* **WHAT TO WORK ON**
Pictures are not part of the copy. Retype the lines from the first one through the line that contains "</script></body></html>".

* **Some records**

--- Start ---

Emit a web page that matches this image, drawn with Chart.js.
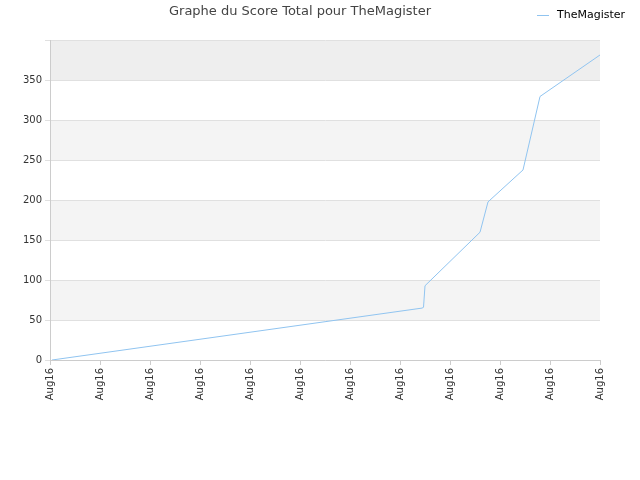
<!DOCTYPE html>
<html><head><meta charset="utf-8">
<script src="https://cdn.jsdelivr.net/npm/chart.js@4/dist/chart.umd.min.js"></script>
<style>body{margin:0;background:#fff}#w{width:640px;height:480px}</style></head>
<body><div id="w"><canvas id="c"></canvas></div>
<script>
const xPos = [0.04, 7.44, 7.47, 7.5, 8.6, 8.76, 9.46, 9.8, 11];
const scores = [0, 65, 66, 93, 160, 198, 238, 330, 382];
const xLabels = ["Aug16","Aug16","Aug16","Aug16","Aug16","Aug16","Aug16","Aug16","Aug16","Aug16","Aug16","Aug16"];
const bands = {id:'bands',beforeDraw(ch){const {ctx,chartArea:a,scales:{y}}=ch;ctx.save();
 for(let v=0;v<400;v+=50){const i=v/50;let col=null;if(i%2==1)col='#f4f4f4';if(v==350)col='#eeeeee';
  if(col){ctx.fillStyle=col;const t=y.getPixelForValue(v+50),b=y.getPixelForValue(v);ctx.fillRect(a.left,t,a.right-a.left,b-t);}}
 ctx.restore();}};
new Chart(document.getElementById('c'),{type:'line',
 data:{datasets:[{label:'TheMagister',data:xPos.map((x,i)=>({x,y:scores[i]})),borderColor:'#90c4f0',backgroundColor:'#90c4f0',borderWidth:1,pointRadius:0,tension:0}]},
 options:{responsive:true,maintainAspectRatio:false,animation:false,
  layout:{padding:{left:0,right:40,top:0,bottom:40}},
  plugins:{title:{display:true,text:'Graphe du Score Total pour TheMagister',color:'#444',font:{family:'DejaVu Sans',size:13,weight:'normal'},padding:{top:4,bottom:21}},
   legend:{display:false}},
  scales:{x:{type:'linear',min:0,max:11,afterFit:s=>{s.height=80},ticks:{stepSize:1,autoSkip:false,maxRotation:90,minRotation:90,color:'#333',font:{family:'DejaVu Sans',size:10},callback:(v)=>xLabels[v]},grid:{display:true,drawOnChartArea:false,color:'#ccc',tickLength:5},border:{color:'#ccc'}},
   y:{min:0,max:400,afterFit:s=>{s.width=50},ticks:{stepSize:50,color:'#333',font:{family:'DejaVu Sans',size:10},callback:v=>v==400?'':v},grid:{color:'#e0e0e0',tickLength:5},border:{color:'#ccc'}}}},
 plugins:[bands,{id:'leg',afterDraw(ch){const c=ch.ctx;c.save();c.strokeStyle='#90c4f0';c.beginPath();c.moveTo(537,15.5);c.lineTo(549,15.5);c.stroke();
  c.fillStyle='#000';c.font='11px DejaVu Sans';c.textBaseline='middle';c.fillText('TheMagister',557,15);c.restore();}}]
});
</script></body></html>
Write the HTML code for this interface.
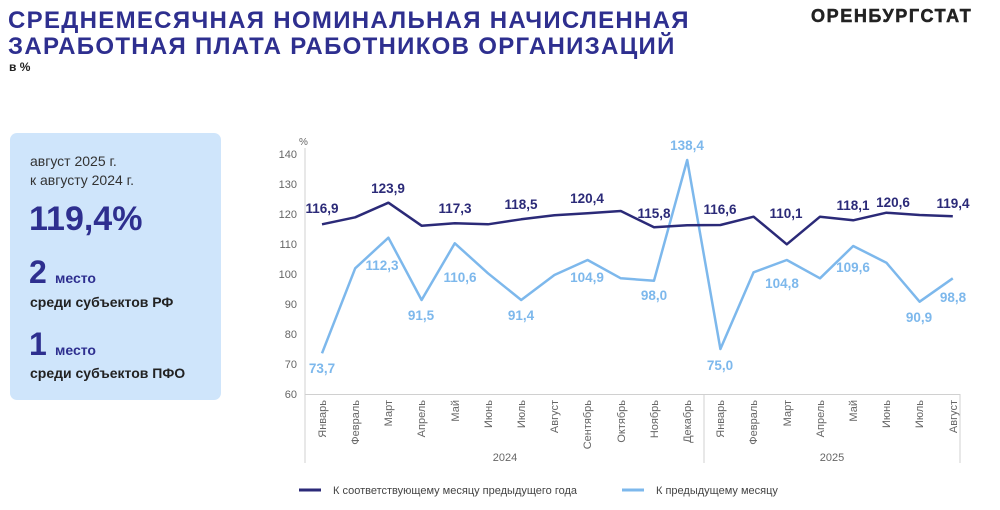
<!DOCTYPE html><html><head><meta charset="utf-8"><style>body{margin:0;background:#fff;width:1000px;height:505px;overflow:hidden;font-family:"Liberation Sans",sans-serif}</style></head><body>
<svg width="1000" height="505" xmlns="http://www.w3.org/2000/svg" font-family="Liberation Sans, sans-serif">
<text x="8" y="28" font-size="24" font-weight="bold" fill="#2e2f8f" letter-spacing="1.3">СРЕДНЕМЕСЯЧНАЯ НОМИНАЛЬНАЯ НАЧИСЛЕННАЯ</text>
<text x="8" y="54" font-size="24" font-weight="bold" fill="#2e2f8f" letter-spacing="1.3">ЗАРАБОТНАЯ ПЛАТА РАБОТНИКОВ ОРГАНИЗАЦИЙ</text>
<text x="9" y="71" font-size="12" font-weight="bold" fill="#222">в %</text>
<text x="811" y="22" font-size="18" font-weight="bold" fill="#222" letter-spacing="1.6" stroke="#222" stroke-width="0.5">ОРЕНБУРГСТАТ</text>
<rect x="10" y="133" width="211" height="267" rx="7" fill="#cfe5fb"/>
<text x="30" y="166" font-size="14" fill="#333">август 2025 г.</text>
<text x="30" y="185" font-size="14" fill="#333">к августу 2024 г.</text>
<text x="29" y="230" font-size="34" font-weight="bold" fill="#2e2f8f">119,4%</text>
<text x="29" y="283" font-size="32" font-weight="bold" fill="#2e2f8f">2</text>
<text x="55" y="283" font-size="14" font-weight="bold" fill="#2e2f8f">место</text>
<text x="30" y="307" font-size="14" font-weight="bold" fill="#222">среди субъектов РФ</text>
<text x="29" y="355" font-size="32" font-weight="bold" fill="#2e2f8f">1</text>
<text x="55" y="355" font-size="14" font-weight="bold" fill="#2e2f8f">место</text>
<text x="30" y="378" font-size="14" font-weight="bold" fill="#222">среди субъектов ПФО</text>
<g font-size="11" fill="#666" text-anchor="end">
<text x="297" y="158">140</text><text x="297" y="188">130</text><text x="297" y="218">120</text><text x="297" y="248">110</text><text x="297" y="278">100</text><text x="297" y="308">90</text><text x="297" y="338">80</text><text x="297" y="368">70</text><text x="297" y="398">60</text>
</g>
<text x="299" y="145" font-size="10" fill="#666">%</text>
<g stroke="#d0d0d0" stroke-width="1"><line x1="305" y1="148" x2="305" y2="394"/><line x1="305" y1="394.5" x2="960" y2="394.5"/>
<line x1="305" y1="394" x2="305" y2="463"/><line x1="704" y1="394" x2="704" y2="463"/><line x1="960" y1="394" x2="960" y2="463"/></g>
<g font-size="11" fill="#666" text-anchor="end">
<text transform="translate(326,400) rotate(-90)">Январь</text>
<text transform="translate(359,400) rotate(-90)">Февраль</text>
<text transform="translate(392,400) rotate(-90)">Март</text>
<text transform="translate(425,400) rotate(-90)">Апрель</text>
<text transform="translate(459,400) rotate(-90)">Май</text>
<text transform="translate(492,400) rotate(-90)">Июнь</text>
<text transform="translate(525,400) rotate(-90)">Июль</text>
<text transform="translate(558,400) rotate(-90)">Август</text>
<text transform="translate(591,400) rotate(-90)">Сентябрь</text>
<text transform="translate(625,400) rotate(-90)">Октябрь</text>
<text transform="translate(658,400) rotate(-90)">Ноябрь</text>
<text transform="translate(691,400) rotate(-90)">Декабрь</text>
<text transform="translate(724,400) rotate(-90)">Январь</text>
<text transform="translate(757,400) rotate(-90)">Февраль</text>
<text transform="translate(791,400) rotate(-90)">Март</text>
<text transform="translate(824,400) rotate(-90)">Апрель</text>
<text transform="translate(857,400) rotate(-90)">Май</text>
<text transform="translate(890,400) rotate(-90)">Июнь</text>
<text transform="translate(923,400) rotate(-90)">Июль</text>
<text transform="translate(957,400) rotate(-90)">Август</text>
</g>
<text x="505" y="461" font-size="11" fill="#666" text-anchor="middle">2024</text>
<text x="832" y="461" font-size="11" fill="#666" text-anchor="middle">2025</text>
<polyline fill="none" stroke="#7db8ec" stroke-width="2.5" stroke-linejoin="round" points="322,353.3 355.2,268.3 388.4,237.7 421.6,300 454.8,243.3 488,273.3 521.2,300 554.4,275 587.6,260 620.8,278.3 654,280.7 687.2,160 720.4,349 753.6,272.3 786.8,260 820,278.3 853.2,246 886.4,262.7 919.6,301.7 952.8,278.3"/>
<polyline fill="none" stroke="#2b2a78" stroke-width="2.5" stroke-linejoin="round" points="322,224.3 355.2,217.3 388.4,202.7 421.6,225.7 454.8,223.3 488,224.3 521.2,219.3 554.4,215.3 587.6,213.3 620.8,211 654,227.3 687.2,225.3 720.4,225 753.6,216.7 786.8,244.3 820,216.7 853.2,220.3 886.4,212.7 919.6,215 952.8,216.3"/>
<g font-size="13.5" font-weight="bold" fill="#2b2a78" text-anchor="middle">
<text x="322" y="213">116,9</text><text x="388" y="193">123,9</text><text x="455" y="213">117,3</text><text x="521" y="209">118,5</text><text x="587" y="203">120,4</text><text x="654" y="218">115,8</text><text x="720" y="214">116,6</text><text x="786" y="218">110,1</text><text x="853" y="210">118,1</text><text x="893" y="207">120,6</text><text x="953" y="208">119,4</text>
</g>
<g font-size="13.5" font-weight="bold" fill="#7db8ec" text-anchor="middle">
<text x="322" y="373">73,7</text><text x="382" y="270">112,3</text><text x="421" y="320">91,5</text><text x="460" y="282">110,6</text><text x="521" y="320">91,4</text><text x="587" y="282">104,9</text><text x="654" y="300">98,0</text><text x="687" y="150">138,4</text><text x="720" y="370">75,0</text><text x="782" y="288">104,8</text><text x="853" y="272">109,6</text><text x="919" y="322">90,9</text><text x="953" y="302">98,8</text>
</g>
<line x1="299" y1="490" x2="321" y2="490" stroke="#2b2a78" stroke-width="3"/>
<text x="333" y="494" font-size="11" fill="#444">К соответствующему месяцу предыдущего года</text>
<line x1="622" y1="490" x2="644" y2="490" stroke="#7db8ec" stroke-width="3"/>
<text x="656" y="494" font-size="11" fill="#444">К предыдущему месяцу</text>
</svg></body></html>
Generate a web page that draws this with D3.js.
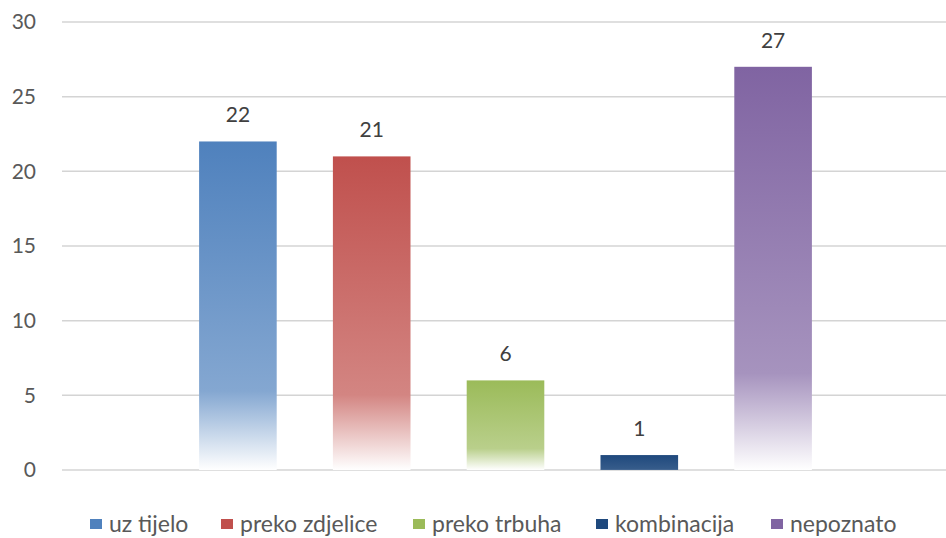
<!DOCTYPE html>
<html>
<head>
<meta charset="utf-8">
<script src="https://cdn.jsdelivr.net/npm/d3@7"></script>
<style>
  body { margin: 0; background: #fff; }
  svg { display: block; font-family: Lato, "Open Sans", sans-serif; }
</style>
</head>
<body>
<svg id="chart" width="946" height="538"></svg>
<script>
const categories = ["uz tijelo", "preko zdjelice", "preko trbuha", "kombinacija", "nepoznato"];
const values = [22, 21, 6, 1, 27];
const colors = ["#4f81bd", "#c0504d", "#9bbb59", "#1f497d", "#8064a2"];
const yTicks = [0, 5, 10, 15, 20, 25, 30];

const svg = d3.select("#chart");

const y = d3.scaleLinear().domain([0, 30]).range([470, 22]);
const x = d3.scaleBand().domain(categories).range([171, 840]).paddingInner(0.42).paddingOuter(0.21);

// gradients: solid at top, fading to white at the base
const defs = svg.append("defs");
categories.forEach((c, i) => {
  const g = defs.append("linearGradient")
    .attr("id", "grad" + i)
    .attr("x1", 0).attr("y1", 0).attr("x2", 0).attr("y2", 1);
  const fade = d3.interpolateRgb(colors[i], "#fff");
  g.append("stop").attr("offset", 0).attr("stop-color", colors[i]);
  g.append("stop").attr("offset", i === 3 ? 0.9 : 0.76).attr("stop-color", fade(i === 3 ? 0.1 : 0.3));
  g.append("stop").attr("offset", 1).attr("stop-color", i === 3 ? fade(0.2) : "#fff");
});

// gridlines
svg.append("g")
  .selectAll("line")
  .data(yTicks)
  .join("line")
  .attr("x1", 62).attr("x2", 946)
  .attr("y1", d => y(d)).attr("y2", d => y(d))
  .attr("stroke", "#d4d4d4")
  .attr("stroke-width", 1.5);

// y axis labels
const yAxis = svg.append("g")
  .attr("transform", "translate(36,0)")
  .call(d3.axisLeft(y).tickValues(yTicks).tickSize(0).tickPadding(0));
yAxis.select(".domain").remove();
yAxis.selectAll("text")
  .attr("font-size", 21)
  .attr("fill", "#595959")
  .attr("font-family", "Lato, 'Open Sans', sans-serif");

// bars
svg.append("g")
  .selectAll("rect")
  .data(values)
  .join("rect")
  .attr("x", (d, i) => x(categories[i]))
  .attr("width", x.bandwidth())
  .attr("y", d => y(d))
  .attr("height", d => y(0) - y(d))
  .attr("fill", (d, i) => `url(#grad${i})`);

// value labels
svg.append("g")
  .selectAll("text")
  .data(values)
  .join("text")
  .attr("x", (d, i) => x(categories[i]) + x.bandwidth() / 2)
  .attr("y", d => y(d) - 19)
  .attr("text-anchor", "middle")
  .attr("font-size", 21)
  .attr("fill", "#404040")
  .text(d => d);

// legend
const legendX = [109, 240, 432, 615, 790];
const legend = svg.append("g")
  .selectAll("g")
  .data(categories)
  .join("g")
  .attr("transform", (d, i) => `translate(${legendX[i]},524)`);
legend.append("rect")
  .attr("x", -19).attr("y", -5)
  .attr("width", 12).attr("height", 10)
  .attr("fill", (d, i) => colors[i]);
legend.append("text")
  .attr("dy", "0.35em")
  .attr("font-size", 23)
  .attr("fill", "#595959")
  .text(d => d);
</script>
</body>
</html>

--- End ---

* **OUTPUT FOR THIS EXERCISE**
Emit a web page that matches this image, drawn with Chart.js.
<!DOCTYPE html>
<html><head><meta charset="utf-8">
<script src="https://cdn.jsdelivr.net/npm/chart.js@4/dist/chart.umd.min.js"></script>
<style>body{margin:0;background:#fff}#w{width:640px;height:480px}</style></head>
<body><div id="w"><canvas id="c"></canvas></div>
<script>
const xPos = [0.04, 7.44, 7.47, 7.5, 8.6, 8.76, 9.46, 9.8, 11];
const scores = [0, 65, 66, 93, 160, 198, 238, 330, 382];
const xLabels = ["Aug16","Aug16","Aug16","Aug16","Aug16","Aug16","Aug16","Aug16","Aug16","Aug16","Aug16","Aug16"];
const bands = {id:'bands',beforeDraw(ch){const {ctx,chartArea:a,scales:{y}}=ch;ctx.save();
 for(let v=0;v<400;v+=50){const i=v/50;let col=null;if(i%2==1)col='#f4f4f4';if(v==350)col='#eeeeee';
  if(col){ctx.fillStyle=col;const t=y.getPixelForValue(v+50),b=y.getPixelForValue(v);ctx.fillRect(a.left,t,a.right-a.left,b-t);}}
 ctx.restore();}};
new Chart(document.getElementById('c'),{type:'line',
 data:{datasets:[{label:'TheMagister',data:xPos.map((x,i)=>({x,y:scores[i]})),borderColor:'#90c4f0',backgroundColor:'#90c4f0',borderWidth:1,pointRadius:0,tension:0}]},
 options:{responsive:true,maintainAspectRatio:false,animation:false,
  layout:{padding:{left:0,right:40,top:0,bottom:40}},
  plugins:{title:{display:true,text:'Graphe du Score Total pour TheMagister',color:'#444',font:{family:'DejaVu Sans',size:13,weight:'normal'},padding:{top:4,bottom:21}},
   legend:{display:false}},
  scales:{x:{type:'linear',min:0,max:11,afterFit:s=>{s.height=80},ticks:{stepSize:1,autoSkip:false,maxRotation:90,minRotation:90,color:'#333',font:{family:'DejaVu Sans',size:10},callback:(v)=>xLabels[v]},grid:{display:true,drawOnChartArea:false,color:'#ccc',tickLength:5},border:{color:'#ccc'}},
   y:{min:0,max:400,afterFit:s=>{s.width=50},ticks:{stepSize:50,color:'#333',font:{family:'DejaVu Sans',size:10},callback:v=>v==400?'':v},grid:{color:'#e0e0e0',tickLength:5},border:{color:'#ccc'}}}},
 plugins:[bands,{id:'leg',afterDraw(ch){const c=ch.ctx;c.save();c.strokeStyle='#90c4f0';c.beginPath();c.moveTo(537,15.5);c.lineTo(549,15.5);c.stroke();
  c.fillStyle='#000';c.font='11px DejaVu Sans';c.textBaseline='middle';c.fillText('TheMagister',557,15);c.restore();}}]
});
</script></body></html>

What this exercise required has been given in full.